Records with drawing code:

◆ ◆ ◆ ◆

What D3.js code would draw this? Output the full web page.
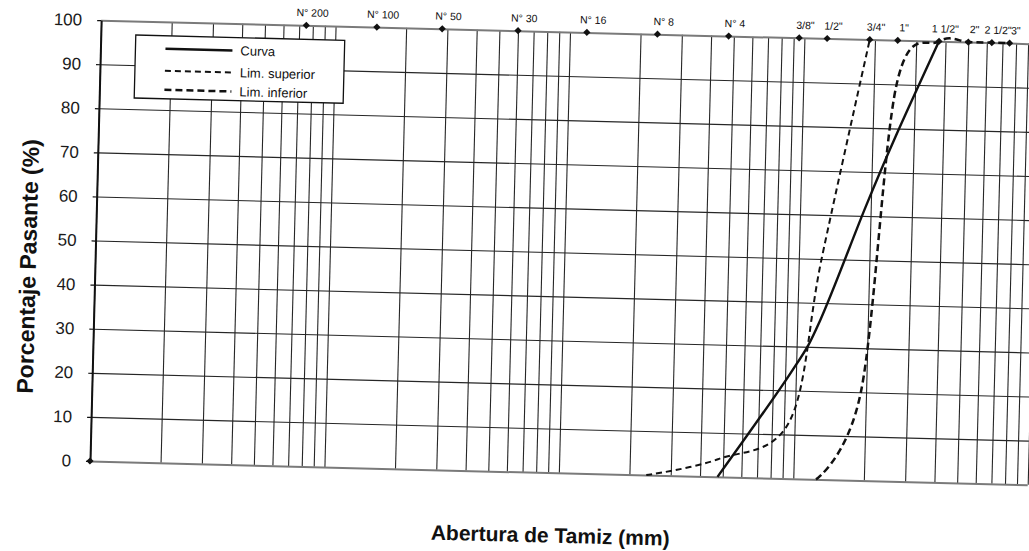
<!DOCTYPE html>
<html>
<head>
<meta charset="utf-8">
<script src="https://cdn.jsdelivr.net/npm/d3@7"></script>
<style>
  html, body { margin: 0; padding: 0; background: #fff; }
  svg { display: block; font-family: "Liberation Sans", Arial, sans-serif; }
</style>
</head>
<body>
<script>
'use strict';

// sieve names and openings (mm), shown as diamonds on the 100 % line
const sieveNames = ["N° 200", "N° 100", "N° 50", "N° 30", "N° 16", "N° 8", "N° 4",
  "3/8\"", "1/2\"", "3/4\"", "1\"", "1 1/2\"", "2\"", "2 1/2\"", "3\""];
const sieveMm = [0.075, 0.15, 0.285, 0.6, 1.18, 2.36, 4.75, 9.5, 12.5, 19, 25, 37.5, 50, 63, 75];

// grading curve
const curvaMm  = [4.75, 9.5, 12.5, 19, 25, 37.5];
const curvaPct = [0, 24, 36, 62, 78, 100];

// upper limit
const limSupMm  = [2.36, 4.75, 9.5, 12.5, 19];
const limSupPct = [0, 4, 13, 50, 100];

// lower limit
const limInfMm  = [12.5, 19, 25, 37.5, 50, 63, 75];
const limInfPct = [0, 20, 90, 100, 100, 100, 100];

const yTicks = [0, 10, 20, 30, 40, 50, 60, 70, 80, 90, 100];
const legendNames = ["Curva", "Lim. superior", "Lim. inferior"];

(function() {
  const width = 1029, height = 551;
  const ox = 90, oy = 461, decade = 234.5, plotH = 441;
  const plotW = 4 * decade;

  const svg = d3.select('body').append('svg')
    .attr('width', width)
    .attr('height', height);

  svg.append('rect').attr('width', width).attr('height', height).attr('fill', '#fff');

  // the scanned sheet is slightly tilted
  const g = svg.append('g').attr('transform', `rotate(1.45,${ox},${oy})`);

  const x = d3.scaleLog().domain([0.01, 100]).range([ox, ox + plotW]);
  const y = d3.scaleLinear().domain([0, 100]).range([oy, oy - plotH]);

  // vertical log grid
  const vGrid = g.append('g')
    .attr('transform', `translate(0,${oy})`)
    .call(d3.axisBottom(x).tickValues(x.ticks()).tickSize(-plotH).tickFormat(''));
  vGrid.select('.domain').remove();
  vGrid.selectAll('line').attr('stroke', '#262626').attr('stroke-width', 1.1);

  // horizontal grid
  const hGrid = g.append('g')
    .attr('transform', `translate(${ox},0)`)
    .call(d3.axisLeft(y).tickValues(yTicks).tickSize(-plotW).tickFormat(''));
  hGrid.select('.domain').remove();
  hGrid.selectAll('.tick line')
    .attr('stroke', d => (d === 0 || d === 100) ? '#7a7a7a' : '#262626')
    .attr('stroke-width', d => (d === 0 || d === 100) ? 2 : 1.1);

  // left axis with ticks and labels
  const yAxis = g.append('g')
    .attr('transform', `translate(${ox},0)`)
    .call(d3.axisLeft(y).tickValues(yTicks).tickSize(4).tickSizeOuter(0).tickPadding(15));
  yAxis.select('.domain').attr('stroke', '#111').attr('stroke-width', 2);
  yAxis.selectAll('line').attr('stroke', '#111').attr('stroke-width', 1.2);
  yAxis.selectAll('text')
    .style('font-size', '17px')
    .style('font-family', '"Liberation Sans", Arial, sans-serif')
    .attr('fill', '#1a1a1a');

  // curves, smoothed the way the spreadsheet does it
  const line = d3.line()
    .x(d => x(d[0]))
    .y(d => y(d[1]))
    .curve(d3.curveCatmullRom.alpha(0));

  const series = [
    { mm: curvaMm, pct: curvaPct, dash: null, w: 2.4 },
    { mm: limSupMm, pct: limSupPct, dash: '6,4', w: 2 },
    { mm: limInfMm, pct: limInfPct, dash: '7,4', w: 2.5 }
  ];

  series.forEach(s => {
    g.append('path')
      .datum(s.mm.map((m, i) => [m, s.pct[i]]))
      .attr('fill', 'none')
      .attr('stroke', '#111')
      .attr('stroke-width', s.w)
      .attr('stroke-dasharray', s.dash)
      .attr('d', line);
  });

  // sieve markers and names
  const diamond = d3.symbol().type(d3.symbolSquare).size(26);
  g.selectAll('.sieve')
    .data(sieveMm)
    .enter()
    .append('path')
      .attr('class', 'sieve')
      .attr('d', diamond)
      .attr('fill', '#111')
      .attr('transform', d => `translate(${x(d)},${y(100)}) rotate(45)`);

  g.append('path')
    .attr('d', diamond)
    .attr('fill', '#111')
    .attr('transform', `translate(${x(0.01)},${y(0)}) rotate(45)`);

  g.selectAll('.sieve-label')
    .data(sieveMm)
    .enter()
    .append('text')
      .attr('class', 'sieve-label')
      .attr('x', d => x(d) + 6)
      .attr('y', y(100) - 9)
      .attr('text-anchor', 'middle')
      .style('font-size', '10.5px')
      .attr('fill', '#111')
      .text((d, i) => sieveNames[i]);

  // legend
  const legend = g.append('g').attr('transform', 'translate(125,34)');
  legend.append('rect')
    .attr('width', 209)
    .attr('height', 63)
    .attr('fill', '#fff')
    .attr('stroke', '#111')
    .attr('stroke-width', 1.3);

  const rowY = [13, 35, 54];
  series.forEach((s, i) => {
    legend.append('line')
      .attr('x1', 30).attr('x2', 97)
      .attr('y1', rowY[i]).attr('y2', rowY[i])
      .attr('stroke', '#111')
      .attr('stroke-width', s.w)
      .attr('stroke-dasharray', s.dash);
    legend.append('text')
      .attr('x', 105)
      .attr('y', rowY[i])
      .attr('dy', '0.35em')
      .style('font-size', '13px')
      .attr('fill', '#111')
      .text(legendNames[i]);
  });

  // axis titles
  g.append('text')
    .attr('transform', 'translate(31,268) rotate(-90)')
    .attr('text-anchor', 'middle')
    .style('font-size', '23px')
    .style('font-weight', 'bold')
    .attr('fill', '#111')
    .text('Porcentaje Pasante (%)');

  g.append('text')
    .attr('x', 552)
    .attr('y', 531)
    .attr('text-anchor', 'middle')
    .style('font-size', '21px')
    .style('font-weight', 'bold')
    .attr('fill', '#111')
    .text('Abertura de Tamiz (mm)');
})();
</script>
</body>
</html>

◆ ◆ ◆ ◆

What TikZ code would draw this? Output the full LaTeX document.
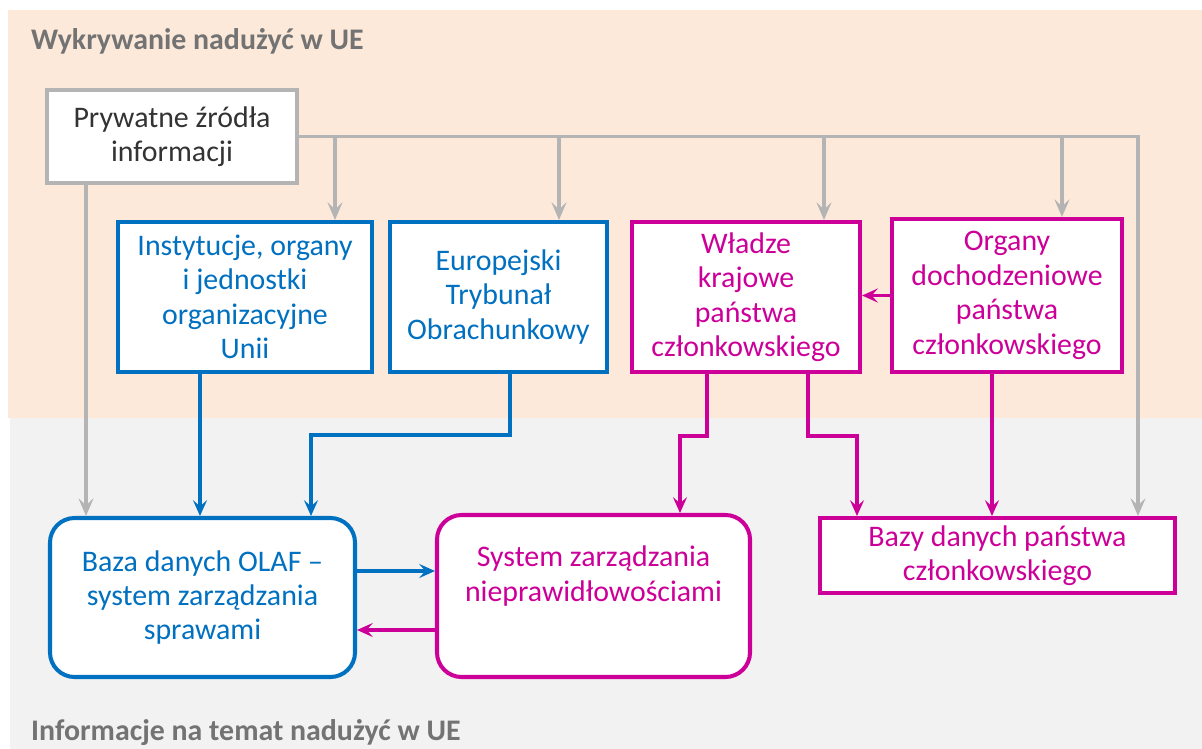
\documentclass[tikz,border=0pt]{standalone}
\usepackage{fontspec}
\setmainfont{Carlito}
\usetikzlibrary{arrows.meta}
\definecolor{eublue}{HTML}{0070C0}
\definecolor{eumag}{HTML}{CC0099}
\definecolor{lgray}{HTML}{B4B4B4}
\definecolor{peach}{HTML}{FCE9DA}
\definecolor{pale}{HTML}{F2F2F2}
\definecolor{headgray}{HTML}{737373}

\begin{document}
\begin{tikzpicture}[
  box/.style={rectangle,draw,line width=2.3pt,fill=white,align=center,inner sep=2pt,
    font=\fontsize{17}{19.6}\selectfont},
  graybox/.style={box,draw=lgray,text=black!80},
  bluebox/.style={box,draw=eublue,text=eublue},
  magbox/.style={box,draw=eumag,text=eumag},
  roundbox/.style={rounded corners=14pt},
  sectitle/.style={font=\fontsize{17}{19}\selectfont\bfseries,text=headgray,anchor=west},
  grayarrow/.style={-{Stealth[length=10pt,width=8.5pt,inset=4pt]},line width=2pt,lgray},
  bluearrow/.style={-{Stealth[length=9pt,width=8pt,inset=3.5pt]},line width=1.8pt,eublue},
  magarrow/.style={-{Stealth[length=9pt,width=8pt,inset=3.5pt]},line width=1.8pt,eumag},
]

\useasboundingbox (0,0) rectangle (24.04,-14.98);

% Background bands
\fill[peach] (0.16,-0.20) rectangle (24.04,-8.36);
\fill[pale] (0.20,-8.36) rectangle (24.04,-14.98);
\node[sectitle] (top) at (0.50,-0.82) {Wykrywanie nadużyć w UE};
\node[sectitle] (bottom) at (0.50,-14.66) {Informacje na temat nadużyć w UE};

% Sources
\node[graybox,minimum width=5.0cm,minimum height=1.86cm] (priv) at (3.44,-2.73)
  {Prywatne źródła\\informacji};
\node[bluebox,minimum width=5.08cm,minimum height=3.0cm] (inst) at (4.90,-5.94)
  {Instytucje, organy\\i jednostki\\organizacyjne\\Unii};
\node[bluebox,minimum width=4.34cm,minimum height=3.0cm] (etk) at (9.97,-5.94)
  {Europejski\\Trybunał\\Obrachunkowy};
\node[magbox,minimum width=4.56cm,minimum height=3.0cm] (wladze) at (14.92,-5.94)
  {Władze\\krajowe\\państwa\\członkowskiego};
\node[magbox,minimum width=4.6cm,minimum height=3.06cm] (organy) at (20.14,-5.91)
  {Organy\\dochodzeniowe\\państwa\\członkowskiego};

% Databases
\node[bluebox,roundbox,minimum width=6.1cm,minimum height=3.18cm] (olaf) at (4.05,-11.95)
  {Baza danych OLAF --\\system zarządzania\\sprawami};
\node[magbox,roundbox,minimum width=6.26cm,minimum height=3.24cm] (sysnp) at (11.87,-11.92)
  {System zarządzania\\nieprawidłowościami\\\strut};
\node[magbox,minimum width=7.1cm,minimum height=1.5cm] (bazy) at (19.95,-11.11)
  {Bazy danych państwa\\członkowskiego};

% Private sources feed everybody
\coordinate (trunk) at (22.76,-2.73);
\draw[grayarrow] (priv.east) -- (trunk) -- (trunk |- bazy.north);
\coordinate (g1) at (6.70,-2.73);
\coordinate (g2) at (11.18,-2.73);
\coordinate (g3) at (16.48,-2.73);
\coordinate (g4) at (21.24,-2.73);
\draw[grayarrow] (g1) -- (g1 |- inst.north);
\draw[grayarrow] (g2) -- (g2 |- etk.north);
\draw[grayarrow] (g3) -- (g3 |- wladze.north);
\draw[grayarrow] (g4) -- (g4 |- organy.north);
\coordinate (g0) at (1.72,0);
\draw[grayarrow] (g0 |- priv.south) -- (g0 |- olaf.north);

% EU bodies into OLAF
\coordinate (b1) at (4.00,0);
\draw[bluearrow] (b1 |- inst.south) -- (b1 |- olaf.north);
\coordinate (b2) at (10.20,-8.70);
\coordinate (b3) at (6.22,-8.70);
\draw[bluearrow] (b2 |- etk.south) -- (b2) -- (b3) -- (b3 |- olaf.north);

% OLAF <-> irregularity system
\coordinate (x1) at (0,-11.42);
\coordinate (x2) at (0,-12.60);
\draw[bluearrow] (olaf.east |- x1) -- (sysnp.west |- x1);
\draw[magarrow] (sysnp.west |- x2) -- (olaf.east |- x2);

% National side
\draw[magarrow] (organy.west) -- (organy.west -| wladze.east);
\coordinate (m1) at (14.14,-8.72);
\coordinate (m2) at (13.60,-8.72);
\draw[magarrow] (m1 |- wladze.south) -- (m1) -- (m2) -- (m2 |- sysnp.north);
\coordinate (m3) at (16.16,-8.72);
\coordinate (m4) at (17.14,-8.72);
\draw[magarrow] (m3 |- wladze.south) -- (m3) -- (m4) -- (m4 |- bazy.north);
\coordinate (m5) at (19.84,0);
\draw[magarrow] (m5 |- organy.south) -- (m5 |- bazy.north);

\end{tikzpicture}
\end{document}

◆ ◆ ◆ ◆

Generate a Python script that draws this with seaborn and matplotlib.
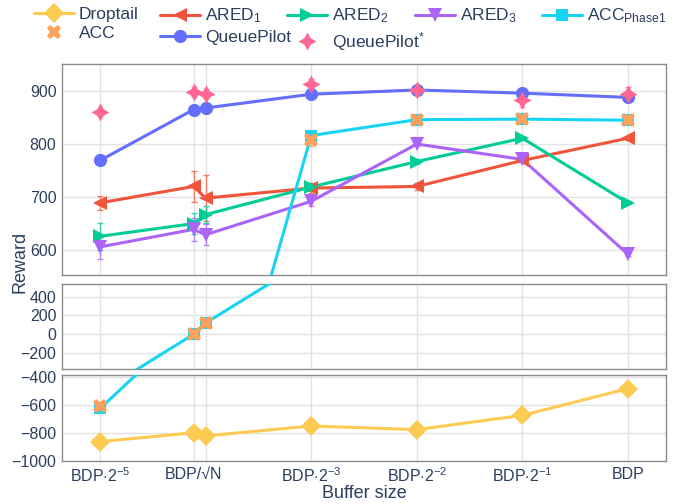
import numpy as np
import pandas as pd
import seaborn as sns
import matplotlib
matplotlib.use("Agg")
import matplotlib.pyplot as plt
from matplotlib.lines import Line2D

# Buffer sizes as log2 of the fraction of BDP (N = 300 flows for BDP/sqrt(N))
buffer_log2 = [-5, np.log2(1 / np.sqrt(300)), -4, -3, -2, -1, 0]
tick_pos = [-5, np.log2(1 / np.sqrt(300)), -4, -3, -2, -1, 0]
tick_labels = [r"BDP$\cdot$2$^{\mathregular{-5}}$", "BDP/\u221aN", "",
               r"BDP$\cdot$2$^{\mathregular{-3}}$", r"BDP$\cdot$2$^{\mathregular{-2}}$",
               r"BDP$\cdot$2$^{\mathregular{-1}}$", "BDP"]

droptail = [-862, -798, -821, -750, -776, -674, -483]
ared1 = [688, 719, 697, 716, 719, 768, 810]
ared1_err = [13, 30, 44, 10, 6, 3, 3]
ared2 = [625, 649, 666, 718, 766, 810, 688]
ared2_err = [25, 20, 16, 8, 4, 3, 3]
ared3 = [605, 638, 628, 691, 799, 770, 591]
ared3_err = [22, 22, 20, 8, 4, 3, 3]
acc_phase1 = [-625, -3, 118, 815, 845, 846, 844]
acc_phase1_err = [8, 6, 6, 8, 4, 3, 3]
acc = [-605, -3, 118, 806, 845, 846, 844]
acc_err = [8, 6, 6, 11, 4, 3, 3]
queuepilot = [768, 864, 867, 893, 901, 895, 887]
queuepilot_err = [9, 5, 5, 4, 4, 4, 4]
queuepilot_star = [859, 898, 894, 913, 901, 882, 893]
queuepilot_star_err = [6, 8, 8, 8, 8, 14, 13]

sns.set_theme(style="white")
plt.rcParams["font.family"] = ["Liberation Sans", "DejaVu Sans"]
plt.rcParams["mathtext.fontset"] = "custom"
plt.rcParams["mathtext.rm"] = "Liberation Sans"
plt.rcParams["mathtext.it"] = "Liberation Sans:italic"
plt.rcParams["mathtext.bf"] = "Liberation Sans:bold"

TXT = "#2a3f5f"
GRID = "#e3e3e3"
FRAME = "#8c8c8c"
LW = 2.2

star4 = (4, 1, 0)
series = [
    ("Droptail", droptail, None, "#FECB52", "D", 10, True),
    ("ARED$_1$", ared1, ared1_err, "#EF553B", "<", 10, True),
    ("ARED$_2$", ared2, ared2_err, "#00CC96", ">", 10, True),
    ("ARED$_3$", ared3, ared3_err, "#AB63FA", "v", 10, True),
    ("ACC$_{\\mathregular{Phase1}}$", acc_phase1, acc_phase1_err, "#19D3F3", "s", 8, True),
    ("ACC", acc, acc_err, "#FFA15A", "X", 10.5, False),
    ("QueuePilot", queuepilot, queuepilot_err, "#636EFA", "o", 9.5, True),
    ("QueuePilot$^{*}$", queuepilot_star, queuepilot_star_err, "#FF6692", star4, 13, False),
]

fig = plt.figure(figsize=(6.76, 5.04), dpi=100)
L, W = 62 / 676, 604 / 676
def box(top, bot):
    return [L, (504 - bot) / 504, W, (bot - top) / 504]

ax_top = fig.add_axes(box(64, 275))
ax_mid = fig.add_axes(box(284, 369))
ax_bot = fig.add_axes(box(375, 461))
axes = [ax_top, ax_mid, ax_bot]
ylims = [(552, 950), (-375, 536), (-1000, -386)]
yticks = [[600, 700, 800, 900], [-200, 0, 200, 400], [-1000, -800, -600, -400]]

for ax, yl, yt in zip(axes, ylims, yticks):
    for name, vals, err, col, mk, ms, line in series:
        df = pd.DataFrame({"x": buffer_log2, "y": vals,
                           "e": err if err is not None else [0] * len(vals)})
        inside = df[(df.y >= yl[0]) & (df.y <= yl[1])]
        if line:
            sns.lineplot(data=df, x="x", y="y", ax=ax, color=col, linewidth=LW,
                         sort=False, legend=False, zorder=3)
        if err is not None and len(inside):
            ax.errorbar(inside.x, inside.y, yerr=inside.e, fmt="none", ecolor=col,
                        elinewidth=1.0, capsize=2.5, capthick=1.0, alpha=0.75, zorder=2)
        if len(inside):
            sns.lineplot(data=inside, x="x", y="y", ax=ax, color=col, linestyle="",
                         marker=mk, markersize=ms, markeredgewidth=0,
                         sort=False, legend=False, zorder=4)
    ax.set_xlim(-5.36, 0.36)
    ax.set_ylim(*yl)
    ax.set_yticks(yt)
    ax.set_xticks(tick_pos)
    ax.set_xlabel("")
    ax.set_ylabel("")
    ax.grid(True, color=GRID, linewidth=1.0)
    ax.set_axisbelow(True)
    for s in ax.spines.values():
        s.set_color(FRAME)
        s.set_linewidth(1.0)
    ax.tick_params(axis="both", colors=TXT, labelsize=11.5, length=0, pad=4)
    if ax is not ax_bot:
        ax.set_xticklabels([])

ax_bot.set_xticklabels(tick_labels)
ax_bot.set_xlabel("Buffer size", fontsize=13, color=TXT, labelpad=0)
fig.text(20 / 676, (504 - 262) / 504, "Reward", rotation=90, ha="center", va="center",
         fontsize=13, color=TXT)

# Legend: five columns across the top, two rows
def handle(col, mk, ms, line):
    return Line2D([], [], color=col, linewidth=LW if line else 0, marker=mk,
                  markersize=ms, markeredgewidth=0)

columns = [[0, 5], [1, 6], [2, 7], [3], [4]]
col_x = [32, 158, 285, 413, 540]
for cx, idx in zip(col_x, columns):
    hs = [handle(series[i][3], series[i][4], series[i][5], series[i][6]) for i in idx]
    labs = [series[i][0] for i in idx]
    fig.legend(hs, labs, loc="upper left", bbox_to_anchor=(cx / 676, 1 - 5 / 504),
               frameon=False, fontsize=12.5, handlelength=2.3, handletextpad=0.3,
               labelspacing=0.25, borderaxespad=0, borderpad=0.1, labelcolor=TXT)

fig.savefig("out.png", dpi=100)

◆ ◆ ◆ ◆

WHAT YOU HAVE TO DO
Print exactly what appears from the line holding "Generate a Python" down to the line holding "from matplotlib.lines import Line2D", both ends kept, leaving out the pictures.

REPLY
Generate a Python script that draws this with seaborn and matplotlib.
import numpy as np
import pandas as pd
import seaborn as sns
import matplotlib
matplotlib.use("Agg")
import matplotlib.pyplot as plt
from matplotlib.lines import Line2D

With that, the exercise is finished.